▸ **SOURCE DATA**:
┏━━
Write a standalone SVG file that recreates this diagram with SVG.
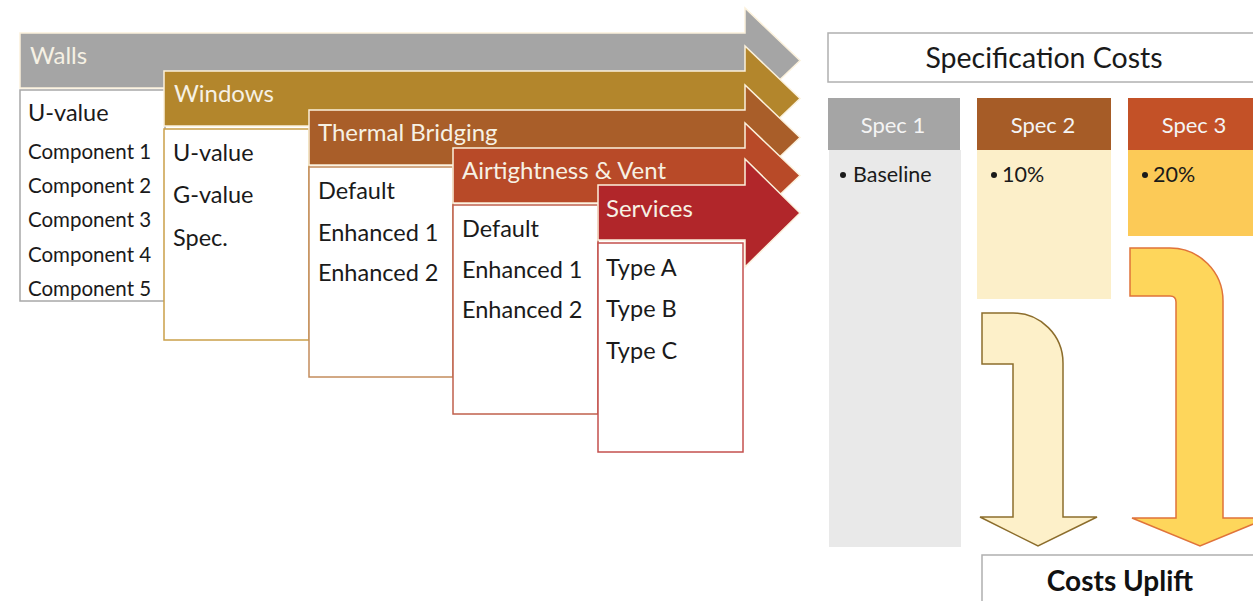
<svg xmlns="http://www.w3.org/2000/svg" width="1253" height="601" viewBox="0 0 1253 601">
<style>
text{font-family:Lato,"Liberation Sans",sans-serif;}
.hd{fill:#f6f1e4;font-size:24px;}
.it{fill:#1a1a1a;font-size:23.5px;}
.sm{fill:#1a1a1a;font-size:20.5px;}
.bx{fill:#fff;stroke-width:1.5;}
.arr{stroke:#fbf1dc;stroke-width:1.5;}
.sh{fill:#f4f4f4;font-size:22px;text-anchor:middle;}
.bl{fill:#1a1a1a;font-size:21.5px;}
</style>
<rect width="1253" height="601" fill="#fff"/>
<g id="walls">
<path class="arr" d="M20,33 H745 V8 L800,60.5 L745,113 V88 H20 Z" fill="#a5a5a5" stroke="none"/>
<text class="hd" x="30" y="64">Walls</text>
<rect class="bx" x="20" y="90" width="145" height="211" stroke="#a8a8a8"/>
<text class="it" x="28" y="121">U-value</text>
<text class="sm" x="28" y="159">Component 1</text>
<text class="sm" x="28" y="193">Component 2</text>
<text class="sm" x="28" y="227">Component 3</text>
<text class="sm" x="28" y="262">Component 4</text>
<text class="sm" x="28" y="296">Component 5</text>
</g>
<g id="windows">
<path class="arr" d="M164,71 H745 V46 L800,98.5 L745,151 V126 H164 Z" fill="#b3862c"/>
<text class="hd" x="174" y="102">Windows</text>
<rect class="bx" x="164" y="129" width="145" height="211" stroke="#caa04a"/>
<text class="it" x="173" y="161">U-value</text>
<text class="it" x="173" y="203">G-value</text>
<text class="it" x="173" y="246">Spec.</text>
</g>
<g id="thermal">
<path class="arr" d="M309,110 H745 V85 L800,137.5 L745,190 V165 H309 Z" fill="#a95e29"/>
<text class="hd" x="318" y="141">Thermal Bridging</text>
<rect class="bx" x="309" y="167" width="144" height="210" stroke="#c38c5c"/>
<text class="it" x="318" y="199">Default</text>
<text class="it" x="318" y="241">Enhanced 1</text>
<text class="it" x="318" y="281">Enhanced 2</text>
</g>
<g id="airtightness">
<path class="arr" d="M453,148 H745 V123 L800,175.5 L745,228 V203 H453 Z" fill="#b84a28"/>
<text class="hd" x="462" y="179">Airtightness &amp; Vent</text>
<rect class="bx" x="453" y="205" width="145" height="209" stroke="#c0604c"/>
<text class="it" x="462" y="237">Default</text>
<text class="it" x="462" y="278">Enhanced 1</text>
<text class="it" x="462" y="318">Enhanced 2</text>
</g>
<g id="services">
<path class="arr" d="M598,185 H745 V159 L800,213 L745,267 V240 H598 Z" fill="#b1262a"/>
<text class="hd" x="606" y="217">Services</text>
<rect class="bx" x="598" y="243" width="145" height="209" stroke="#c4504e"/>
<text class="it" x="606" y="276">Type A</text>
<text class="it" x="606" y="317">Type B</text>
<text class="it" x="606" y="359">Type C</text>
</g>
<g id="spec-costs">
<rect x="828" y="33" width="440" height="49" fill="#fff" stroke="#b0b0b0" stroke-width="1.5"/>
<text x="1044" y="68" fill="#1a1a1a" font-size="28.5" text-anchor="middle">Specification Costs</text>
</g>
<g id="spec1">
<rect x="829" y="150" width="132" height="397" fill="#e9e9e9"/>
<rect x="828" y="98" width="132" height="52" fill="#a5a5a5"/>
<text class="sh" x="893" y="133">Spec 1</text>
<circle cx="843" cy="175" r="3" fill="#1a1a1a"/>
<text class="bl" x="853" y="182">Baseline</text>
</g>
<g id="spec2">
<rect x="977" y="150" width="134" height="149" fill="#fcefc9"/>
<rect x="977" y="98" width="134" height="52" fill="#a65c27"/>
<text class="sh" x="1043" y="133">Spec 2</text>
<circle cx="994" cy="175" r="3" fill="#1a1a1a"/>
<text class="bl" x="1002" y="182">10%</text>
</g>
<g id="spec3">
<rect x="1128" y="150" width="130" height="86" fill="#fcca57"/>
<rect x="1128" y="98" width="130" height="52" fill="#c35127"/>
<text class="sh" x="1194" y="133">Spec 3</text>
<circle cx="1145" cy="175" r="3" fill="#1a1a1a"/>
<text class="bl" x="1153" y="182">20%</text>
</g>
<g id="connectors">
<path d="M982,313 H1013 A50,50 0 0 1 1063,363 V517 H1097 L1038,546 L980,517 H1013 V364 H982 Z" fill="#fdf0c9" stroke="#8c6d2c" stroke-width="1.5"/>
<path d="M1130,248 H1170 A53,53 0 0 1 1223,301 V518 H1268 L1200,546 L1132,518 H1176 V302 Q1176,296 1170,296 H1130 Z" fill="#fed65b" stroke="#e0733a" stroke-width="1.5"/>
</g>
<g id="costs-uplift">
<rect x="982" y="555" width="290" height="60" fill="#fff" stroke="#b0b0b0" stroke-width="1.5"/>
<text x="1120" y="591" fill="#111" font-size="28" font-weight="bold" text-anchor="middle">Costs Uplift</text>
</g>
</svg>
┗━━
▸ **THE PROBLEM**:
Without the pictures, copy the material exactly as given.

▸ **TASK RESPONSE**:
Write a standalone SVG file that recreates this diagram with SVG.
<svg xmlns="http://www.w3.org/2000/svg" width="1253" height="601" viewBox="0 0 1253 601">
<style>
text{font-family:Lato,"Liberation Sans",sans-serif;}
.hd{fill:#f6f1e4;font-size:24px;}
.it{fill:#1a1a1a;font-size:23.5px;}
.sm{fill:#1a1a1a;font-size:20.5px;}
.bx{fill:#fff;stroke-width:1.5;}
.arr{stroke:#fbf1dc;stroke-width:1.5;}
.sh{fill:#f4f4f4;font-size:22px;text-anchor:middle;}
.bl{fill:#1a1a1a;font-size:21.5px;}
</style>
<rect width="1253" height="601" fill="#fff"/>
<g id="walls">
<path class="arr" d="M20,33 H745 V8 L800,60.5 L745,113 V88 H20 Z" fill="#a5a5a5" stroke="none"/>
<text class="hd" x="30" y="64">Walls</text>
<rect class="bx" x="20" y="90" width="145" height="211" stroke="#a8a8a8"/>
<text class="it" x="28" y="121">U-value</text>
<text class="sm" x="28" y="159">Component 1</text>
<text class="sm" x="28" y="193">Component 2</text>
<text class="sm" x="28" y="227">Component 3</text>
<text class="sm" x="28" y="262">Component 4</text>
<text class="sm" x="28" y="296">Component 5</text>
</g>
<g id="windows">
<path class="arr" d="M164,71 H745 V46 L800,98.5 L745,151 V126 H164 Z" fill="#b3862c"/>
<text class="hd" x="174" y="102">Windows</text>
<rect class="bx" x="164" y="129" width="145" height="211" stroke="#caa04a"/>
<text class="it" x="173" y="161">U-value</text>
<text class="it" x="173" y="203">G-value</text>
<text class="it" x="173" y="246">Spec.</text>
</g>
<g id="thermal">
<path class="arr" d="M309,110 H745 V85 L800,137.5 L745,190 V165 H309 Z" fill="#a95e29"/>
<text class="hd" x="318" y="141">Thermal Bridging</text>
<rect class="bx" x="309" y="167" width="144" height="210" stroke="#c38c5c"/>
<text class="it" x="318" y="199">Default</text>
<text class="it" x="318" y="241">Enhanced 1</text>
<text class="it" x="318" y="281">Enhanced 2</text>
</g>
<g id="airtightness">
<path class="arr" d="M453,148 H745 V123 L800,175.5 L745,228 V203 H453 Z" fill="#b84a28"/>
<text class="hd" x="462" y="179">Airtightness &amp; Vent</text>
<rect class="bx" x="453" y="205" width="145" height="209" stroke="#c0604c"/>
<text class="it" x="462" y="237">Default</text>
<text class="it" x="462" y="278">Enhanced 1</text>
<text class="it" x="462" y="318">Enhanced 2</text>
</g>
<g id="services">
<path class="arr" d="M598,185 H745 V159 L800,213 L745,267 V240 H598 Z" fill="#b1262a"/>
<text class="hd" x="606" y="217">Services</text>
<rect class="bx" x="598" y="243" width="145" height="209" stroke="#c4504e"/>
<text class="it" x="606" y="276">Type A</text>
<text class="it" x="606" y="317">Type B</text>
<text class="it" x="606" y="359">Type C</text>
</g>
<g id="spec-costs">
<rect x="828" y="33" width="440" height="49" fill="#fff" stroke="#b0b0b0" stroke-width="1.5"/>
<text x="1044" y="68" fill="#1a1a1a" font-size="28.5" text-anchor="middle">Specification Costs</text>
</g>
<g id="spec1">
<rect x="829" y="150" width="132" height="397" fill="#e9e9e9"/>
<rect x="828" y="98" width="132" height="52" fill="#a5a5a5"/>
<text class="sh" x="893" y="133">Spec 1</text>
<circle cx="843" cy="175" r="3" fill="#1a1a1a"/>
<text class="bl" x="853" y="182">Baseline</text>
</g>
<g id="spec2">
<rect x="977" y="150" width="134" height="149" fill="#fcefc9"/>
<rect x="977" y="98" width="134" height="52" fill="#a65c27"/>
<text class="sh" x="1043" y="133">Spec 2</text>
<circle cx="994" cy="175" r="3" fill="#1a1a1a"/>
<text class="bl" x="1002" y="182">10%</text>
</g>
<g id="spec3">
<rect x="1128" y="150" width="130" height="86" fill="#fcca57"/>
<rect x="1128" y="98" width="130" height="52" fill="#c35127"/>
<text class="sh" x="1194" y="133">Spec 3</text>
<circle cx="1145" cy="175" r="3" fill="#1a1a1a"/>
<text class="bl" x="1153" y="182">20%</text>
</g>
<g id="connectors">
<path d="M982,313 H1013 A50,50 0 0 1 1063,363 V517 H1097 L1038,546 L980,517 H1013 V364 H982 Z" fill="#fdf0c9" stroke="#8c6d2c" stroke-width="1.5"/>
<path d="M1130,248 H1170 A53,53 0 0 1 1223,301 V518 H1268 L1200,546 L1132,518 H1176 V302 Q1176,296 1170,296 H1130 Z" fill="#fed65b" stroke="#e0733a" stroke-width="1.5"/>
</g>
<g id="costs-uplift">
<rect x="982" y="555" width="290" height="60" fill="#fff" stroke="#b0b0b0" stroke-width="1.5"/>
<text x="1120" y="591" fill="#111" font-size="28" font-weight="bold" text-anchor="middle">Costs Uplift</text>
</g>
</svg>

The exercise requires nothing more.